# [The problem]
Every line from the beginning of the records below up to the one holding "outliers.forEach((vals, i) =>" should be quoted exactly; leave out the rest.

# [Charts and diagrams as code]

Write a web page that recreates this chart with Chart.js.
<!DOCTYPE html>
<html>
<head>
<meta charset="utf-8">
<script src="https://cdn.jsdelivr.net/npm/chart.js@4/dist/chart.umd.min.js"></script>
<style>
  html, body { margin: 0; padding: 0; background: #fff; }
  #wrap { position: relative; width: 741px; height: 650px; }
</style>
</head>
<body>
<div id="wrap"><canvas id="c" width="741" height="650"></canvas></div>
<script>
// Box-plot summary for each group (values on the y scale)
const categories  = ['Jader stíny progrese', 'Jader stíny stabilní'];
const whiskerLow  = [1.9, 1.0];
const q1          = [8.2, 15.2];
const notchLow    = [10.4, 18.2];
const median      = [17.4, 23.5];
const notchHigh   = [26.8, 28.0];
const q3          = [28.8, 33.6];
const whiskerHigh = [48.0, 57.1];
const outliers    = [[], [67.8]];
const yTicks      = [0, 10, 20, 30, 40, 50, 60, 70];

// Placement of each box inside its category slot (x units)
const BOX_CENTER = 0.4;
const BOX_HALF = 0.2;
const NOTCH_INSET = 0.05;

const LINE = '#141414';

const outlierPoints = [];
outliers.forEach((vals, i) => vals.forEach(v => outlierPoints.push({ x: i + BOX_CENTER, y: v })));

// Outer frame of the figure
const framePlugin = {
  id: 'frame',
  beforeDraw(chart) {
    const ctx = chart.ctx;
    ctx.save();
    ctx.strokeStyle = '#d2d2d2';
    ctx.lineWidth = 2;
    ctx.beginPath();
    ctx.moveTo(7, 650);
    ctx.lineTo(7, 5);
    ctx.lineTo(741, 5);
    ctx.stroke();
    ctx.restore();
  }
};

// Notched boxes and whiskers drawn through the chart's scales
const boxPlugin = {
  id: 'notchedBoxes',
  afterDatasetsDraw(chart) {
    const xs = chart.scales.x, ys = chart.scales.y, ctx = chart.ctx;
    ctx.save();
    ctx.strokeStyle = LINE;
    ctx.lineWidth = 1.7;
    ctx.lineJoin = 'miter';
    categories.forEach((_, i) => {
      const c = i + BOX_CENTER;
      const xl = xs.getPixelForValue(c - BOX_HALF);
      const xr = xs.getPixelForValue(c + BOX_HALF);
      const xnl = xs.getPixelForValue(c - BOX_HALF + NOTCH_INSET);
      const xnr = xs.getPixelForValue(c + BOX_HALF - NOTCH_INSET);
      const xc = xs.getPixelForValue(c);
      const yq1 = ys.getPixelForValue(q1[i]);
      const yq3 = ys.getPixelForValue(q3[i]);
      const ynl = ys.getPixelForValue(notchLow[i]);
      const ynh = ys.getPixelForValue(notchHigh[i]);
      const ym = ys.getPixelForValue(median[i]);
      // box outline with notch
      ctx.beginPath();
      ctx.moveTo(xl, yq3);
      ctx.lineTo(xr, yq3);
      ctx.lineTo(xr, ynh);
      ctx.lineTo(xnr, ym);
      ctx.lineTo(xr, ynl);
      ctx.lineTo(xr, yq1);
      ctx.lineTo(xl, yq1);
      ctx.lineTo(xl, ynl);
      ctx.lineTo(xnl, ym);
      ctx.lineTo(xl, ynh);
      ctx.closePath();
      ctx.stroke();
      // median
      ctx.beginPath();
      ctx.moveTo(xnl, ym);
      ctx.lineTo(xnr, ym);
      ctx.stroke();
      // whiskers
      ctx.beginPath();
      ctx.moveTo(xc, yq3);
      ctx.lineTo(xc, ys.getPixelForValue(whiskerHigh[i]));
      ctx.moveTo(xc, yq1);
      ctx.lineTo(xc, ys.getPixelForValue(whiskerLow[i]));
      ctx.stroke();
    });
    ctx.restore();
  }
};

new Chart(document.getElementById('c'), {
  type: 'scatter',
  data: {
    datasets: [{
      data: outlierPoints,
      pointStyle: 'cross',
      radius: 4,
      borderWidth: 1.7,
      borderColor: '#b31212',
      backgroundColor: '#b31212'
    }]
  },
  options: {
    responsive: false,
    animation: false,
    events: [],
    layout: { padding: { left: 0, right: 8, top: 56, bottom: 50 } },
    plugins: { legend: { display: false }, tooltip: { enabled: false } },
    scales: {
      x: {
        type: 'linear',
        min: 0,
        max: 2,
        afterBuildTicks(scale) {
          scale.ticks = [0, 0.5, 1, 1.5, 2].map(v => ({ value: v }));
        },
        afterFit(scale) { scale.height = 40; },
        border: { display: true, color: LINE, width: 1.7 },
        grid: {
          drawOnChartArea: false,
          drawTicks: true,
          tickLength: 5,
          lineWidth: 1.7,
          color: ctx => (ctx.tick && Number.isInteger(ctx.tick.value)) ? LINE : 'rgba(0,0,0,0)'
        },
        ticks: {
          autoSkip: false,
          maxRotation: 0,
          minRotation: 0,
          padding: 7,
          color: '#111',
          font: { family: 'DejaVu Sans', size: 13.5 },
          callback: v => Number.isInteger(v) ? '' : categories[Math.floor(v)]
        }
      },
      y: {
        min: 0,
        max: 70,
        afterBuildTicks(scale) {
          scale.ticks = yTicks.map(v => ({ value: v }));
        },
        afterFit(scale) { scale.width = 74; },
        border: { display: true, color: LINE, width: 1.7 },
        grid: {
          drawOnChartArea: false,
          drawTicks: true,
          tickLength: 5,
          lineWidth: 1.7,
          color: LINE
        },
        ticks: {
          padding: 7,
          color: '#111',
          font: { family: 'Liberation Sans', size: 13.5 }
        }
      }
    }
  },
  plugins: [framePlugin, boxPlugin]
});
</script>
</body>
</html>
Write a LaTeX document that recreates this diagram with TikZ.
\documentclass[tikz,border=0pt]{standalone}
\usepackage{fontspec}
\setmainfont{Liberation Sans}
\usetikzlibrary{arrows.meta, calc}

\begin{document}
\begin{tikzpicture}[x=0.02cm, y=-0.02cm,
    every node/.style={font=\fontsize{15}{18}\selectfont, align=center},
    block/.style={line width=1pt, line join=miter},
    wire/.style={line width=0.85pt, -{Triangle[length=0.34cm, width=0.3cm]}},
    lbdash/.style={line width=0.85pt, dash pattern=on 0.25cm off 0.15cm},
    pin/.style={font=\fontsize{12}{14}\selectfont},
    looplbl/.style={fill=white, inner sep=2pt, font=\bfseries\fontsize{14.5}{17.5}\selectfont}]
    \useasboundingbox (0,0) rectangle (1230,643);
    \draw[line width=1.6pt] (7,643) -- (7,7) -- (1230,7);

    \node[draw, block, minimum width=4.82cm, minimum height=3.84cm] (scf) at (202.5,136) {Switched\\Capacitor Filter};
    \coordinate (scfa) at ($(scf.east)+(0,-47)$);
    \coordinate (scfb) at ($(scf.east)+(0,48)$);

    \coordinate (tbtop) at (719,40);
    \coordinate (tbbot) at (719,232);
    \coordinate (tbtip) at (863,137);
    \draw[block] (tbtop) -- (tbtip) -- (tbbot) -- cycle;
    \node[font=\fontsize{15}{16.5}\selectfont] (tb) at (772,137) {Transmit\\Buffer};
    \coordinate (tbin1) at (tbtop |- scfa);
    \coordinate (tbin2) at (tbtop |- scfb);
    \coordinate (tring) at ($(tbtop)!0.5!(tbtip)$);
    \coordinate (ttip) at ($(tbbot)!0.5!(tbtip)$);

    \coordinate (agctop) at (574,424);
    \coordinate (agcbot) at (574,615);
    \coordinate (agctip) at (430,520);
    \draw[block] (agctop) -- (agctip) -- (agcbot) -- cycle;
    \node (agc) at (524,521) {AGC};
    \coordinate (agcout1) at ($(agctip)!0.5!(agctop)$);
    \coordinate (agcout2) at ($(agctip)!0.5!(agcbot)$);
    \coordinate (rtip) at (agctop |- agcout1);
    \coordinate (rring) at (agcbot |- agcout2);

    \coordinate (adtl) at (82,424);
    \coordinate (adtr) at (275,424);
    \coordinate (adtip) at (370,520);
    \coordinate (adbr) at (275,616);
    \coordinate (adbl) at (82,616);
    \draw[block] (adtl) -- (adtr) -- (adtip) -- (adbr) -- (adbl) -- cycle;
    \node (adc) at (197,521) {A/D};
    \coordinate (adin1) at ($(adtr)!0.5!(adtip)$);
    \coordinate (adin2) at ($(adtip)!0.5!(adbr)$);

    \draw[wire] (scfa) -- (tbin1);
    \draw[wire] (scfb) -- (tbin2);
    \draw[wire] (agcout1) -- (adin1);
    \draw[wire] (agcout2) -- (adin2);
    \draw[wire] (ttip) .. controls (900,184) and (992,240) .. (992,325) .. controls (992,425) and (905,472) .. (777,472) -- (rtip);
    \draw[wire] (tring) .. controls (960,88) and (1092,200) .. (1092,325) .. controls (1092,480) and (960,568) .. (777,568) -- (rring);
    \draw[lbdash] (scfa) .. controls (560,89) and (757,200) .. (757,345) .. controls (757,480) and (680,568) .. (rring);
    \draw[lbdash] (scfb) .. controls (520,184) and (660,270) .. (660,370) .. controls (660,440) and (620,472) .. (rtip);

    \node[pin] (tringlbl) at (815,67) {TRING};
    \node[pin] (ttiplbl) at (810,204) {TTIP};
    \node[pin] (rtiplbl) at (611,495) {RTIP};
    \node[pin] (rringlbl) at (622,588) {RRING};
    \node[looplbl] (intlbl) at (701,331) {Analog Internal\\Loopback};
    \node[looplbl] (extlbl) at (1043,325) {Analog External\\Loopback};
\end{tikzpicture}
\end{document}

# [Response to this task]
Write a web page that recreates this chart with Chart.js.
<!DOCTYPE html>
<html>
<head>
<meta charset="utf-8">
<script src="https://cdn.jsdelivr.net/npm/chart.js@4/dist/chart.umd.min.js"></script>
<style>
  html, body { margin: 0; padding: 0; background: #fff; }
  #wrap { position: relative; width: 741px; height: 650px; }
</style>
</head>
<body>
<div id="wrap"><canvas id="c" width="741" height="650"></canvas></div>
<script>
// Box-plot summary for each group (values on the y scale)
const categories  = ['Jader stíny progrese', 'Jader stíny stabilní'];
const whiskerLow  = [1.9, 1.0];
const q1          = [8.2, 15.2];
const notchLow    = [10.4, 18.2];
const median      = [17.4, 23.5];
const notchHigh   = [26.8, 28.0];
const q3          = [28.8, 33.6];
const whiskerHigh = [48.0, 57.1];
const outliers    = [[], [67.8]];
const yTicks      = [0, 10, 20, 30, 40, 50, 60, 70];

// Placement of each box inside its category slot (x units)
const BOX_CENTER = 0.4;
const BOX_HALF = 0.2;
const NOTCH_INSET = 0.05;

const LINE = '#141414';

const outlierPoints = [];
outliers.forEach((vals, i) => vals.forEach(v => outlierPoints.push({ x: i + BOX_CENTER, y: v })));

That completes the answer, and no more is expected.